Direction: Output a verbatim copy of the data, cut off after the line that contains "(0,0) rectangle (1016,486);".

Data provided:
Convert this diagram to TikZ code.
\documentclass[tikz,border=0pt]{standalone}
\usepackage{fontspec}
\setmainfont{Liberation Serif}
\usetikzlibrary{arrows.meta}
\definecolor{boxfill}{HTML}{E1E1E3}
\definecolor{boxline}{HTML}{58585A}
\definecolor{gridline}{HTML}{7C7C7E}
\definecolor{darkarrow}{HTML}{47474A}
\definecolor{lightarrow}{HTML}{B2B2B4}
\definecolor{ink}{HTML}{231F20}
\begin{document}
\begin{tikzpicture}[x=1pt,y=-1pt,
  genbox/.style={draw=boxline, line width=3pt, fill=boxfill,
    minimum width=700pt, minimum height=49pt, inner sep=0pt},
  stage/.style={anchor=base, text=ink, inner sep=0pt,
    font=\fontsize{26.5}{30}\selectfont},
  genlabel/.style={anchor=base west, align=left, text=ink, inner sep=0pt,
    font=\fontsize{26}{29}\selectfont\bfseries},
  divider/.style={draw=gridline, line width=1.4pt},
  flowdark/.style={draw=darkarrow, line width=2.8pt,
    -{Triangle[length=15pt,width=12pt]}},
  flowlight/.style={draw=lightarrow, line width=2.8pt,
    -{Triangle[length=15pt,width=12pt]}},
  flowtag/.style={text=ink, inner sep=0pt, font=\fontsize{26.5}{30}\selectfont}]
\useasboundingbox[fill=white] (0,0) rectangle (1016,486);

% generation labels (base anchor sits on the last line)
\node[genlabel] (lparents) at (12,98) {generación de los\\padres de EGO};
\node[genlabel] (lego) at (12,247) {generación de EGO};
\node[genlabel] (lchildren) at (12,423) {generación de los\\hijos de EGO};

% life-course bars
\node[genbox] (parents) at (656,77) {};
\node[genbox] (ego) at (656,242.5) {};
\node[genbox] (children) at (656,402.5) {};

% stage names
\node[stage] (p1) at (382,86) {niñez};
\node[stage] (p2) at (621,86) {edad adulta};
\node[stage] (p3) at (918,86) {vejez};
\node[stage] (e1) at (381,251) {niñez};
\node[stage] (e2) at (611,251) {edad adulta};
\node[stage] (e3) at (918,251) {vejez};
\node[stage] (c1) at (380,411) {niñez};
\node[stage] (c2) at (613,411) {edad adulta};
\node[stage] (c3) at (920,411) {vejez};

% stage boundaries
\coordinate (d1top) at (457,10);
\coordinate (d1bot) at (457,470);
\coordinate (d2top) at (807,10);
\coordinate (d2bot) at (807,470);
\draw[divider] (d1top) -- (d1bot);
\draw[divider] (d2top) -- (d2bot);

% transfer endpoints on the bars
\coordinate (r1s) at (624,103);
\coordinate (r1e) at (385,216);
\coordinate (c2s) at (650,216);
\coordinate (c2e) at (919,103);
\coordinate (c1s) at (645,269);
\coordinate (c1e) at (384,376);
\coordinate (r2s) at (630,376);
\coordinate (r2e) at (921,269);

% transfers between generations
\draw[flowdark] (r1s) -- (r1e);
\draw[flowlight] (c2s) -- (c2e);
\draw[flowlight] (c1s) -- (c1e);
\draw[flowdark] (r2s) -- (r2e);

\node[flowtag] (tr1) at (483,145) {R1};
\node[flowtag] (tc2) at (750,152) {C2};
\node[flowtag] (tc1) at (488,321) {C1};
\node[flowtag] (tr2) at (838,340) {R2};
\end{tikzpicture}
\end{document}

Result:
Convert this diagram to TikZ code.
\documentclass[tikz,border=0pt]{standalone}
\usepackage{fontspec}
\setmainfont{Liberation Serif}
\usetikzlibrary{arrows.meta}
\definecolor{boxfill}{HTML}{E1E1E3}
\definecolor{boxline}{HTML}{58585A}
\definecolor{gridline}{HTML}{7C7C7E}
\definecolor{darkarrow}{HTML}{47474A}
\definecolor{lightarrow}{HTML}{B2B2B4}
\definecolor{ink}{HTML}{231F20}
\begin{document}
\begin{tikzpicture}[x=1pt,y=-1pt,
  genbox/.style={draw=boxline, line width=3pt, fill=boxfill,
    minimum width=700pt, minimum height=49pt, inner sep=0pt},
  stage/.style={anchor=base, text=ink, inner sep=0pt,
    font=\fontsize{26.5}{30}\selectfont},
  genlabel/.style={anchor=base west, align=left, text=ink, inner sep=0pt,
    font=\fontsize{26}{29}\selectfont\bfseries},
  divider/.style={draw=gridline, line width=1.4pt},
  flowdark/.style={draw=darkarrow, line width=2.8pt,
    -{Triangle[length=15pt,width=12pt]}},
  flowlight/.style={draw=lightarrow, line width=2.8pt,
    -{Triangle[length=15pt,width=12pt]}},
  flowtag/.style={text=ink, inner sep=0pt, font=\fontsize{26.5}{30}\selectfont}]
\useasboundingbox[fill=white] (0,0) rectangle (1016,486);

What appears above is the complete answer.